Last week, my husband sent me a video of the plantain tree in the backyard. The one at the very top of the bunch was starting to get a bit yellow and it was time to pick them. I had wanted so badly to be there when they hacked the whole thing down with a machete. I have craved fried plantains ever since.
He said oh... I'm sorry... There's gunfire in the background. Maybe I shouldn't have sent you that video. (Especially since he HAD told me the night before it was all gonna be OK by the next day.) And I just said ya.... There's shooting in this neighborhood today too. Only it's the long, single, hollow shot of a hunting rife I'm hearing. Not the rat-a-tat staccato of crazy gangsters. But I still hate the sound. Probably always will.
My brothers want me to look at their many guns... Hold them. They laugh when I say, "Get that thing out of here." And my dad is slightly offended when I sit in the passenger seat, subconsciously scanning the road. The other day he slowed down because a car was stopped on the side of the road, possibly broken down. My brain was saying to change lanes and accelerate. We don't know who those people are and the situation looks suspicious. It's funny how our brains get wired to recognize danger because of past experiences, and it's not even logical many times.
Sunday was Zèzè's birthday. I'd have loved to be with him. But I am glad that the little package my mom and I sent him arrived in time. He had a great lunch with friends, and I saw them all on video call. Our younger minister was able to come to morning church and they recorded the sermon, so I was happy to listen to it. He lives a ways from church and lately he's been stuck at his house a lot because of gangsters blocking the roads.

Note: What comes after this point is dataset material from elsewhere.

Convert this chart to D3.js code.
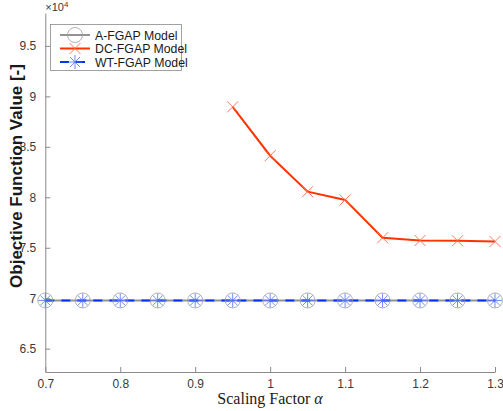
<!DOCTYPE html>
<html>
<head>
<meta charset="utf-8">
<script src="https://cdn.jsdelivr.net/npm/d3@7"></script>
<style>
  body { margin: 0; background: #fff; }
  svg { font-family: "Liberation Sans", Arial, sans-serif; }
</style>
</head>
<body>
<div id="chart"></div>
<script>
// scaling factors and objective values per model
const alphas = [0.7, 0.75, 0.8, 0.85, 0.9, 0.95, 1.0, 1.05, 1.1, 1.15, 1.2, 1.25, 1.3];
const aFgap = [69780, 69780, 69780, 69780, 69780, 69780, 69780, 69780, 69780, 69780, 69780, 69780, 69780];
const wtFgap = [69780, 69780, 69780, 69780, 69780, 69780, 69780, 69780, 69780, 69780, 69780, 69780, 69780];
const dcAlphas = [0.95, 1.0, 1.05, 1.1, 1.15, 1.2, 1.25, 1.3];
const dcFgap = [88960, 84120, 80560, 79740, 75990, 75720, 75690, 75620];

const xTicks = [0.7, 0.8, 0.9, 1.0, 1.1, 1.2, 1.3];
const yTicks = [65000, 70000, 75000, 80000, 85000, 90000, 95000];

const width = 503, height = 411;
const mLeft = 45.3, mRight = 495, mTop = 13, mBottom = 372;

const svg = d3.select('#chart').append('svg')
  .attr('width', width)
  .attr('height', height);

const x = d3.scaleLinear().domain([0.7, 1.3]).range([mLeft, mRight]);
const y = d3.scaleLinear().domain([62690, 98260]).range([mBottom, mTop]);

const axisColor = '#8a8a8a';
const textColor = '#3a3a3a';

// axes, ticks pointing inward like matlab
const xAxis = svg.append('g')
  .attr('transform', 'translate(0,' + mBottom + ')')
  .call(d3.axisBottom(x).tickValues(xTicks).tickSizeInner(-5).tickSizeOuter(0)
    .tickPadding(7).tickFormat(d3.format('')));

const yAxis = svg.append('g')
  .attr('transform', 'translate(' + mLeft + ',0)')
  .call(d3.axisLeft(y).tickValues(yTicks).tickSizeInner(-5).tickSizeOuter(0)
    .tickPadding(9).tickFormat(d => d3.format('')(d / 10000)));

[xAxis, yAxis].forEach(a => {
  a.select('.domain').attr('stroke', axisColor).attr('stroke-width', 1);
  a.selectAll('.tick line').attr('stroke', axisColor);
  a.selectAll('.tick text').attr('fill', textColor).attr('font-size', 12);
});

// exponent label
const expo = svg.append('text')
  .attr('x', mLeft)
  .attr('y', 11)
  .attr('fill', textColor)
  .attr('font-size', 11);
expo.append('tspan').text('\u00d710');
expo.append('tspan').attr('dy', -4).attr('font-size', 8).text('4');

// axis titles
svg.append('text')
  .attr('transform', 'translate(22,176) rotate(-90)')
  .attr('text-anchor', 'middle')
  .attr('font-weight', 'bold')
  .attr('font-size', 17)
  .attr('fill', '#1a1a1a')
  .text('Objective Function Value [-]');

const xt = svg.append('text')
  .attr('x', 270)
  .attr('y', 404)
  .attr('text-anchor', 'middle')
  .attr('font-family', '"Liberation Serif", "Times New Roman", serif')
  .attr('font-size', 16)
  .attr('fill', '#1a1a1a');
xt.append('tspan').text('Scaling Factor ');
xt.append('tspan').attr('font-style', 'italic').text('\u03b1');

const line = d3.line().x(d => x(d[0])).y(d => y(d[1]));

const grey = '#939393', red = '#ff3300', blue = '#0033ff';

// A-FGAP: grey solid with open circles
const aPts = alphas.map((a, i) => [a, aFgap[i]]);
svg.append('path').datum(aPts).attr('d', line)
  .attr('fill', 'none').attr('stroke', grey).attr('stroke-width', 2);

// DC-FGAP: red with x markers
const dcPts = dcAlphas.map((a, i) => [a, dcFgap[i]]);
svg.append('path').datum(dcPts).attr('d', line)
  .attr('fill', 'none').attr('stroke', red).attr('stroke-width', 2);

// WT-FGAP: blue dashed with asterisks
const wtPts = alphas.map((a, i) => [a, wtFgap[i]]);
svg.append('path').datum(wtPts).attr('d', line)
  .attr('fill', 'none').attr('stroke', blue).attr('stroke-width', 2)
  .attr('stroke-dasharray', '9,7');

function circleMark(g, cx, cy) {
  g.append('circle').attr('cx', cx).attr('cy', cy).attr('r', 7.5)
    .attr('fill', 'none').attr('stroke', '#a0a0a0').attr('stroke-width', 0.8);
}
function xMark(g, cx, cy, s, col) {
  g.append('path')
    .attr('d', `M${cx - s},${cy - s}L${cx + s},${cy + s}M${cx - s},${cy + s}L${cx + s},${cy - s}`)
    .attr('stroke', col).attr('stroke-width', 0.9).attr('fill', 'none');
}
function starMark(g, cx, cy, s, col) {
  const d = s * 0.7071;
  g.append('path')
    .attr('d', `M${cx - s},${cy}L${cx + s},${cy}M${cx},${cy - s}L${cx},${cy + s}` +
      `M${cx - d},${cy - d}L${cx + d},${cy + d}M${cx - d},${cy + d}L${cx + d},${cy - d}`)
    .attr('stroke', col).attr('stroke-width', 0.8).attr('fill', 'none');
}

const marks = svg.append('g');
aPts.forEach(p => circleMark(marks, x(p[0]), y(p[1])));
dcPts.forEach(p => xMark(marks, x(p[0]), y(p[1]), 5.5, '#ff6a4d'));
wtPts.forEach(p => starMark(marks, x(p[0]), y(p[1]), 7, '#4d70ff'));

// legend
const legend = svg.append('g');
legend.append('rect')
  .attr('x', 50.5).attr('y', 24.5).attr('width', 131).attr('height', 46)
  .attr('fill', '#fff').attr('stroke', '#8a8a8a').attr('stroke-width', 0.8);

const entries = [
  { name: 'A-FGAP Model', col: grey, dash: null, mark: 'o' },
  { name: 'DC-FGAP Model', col: red, dash: null, mark: 'x' },
  { name: 'WT-FGAP Model', col: blue, dash: '9,7', mark: '*' }
];
entries.forEach((e, i) => {
  const ly = 35 + i * 13.5;
  legend.append('line')
    .attr('x1', 60).attr('x2', 90).attr('y1', ly).attr('y2', ly)
    .attr('stroke', e.col).attr('stroke-width', 2)
    .attr('stroke-dasharray', e.dash);
  if (e.mark === 'o') circleMark(legend, 75, ly);
  if (e.mark === 'x') xMark(legend, 75, ly, 5.5, '#ff6a4d');
  if (e.mark === '*') starMark(legend, 75, ly, 7, '#4d70ff');
  legend.append('text')
    .attr('x', 95).attr('y', ly + 4.5)
    .attr('font-size', 12.3)
    .attr('fill', '#1a1a1a')
    .text(e.name);
});
</script>
</body>
</html>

I'm gonna end with a screenshot of an Instagram post that someone sent to me way back in May. I found it last week and have thought about it a lot
In a way it comforts me... This role that God has given to mothers and wives. It feels doable. I've had good examples. My mom tried hard to do this for us during some chaotic times our family went through. Now I see so many of my Haitian friends doing the same for their husbands and children. But creating calm in the middle of chaos also seems so hard. It helps to remember that we don't have to create an illusion of peace out of nowhere... It's a peace that we pass along. Our hearts receive it straight from God, if we truly believe in Him. All we have to do is pass it on.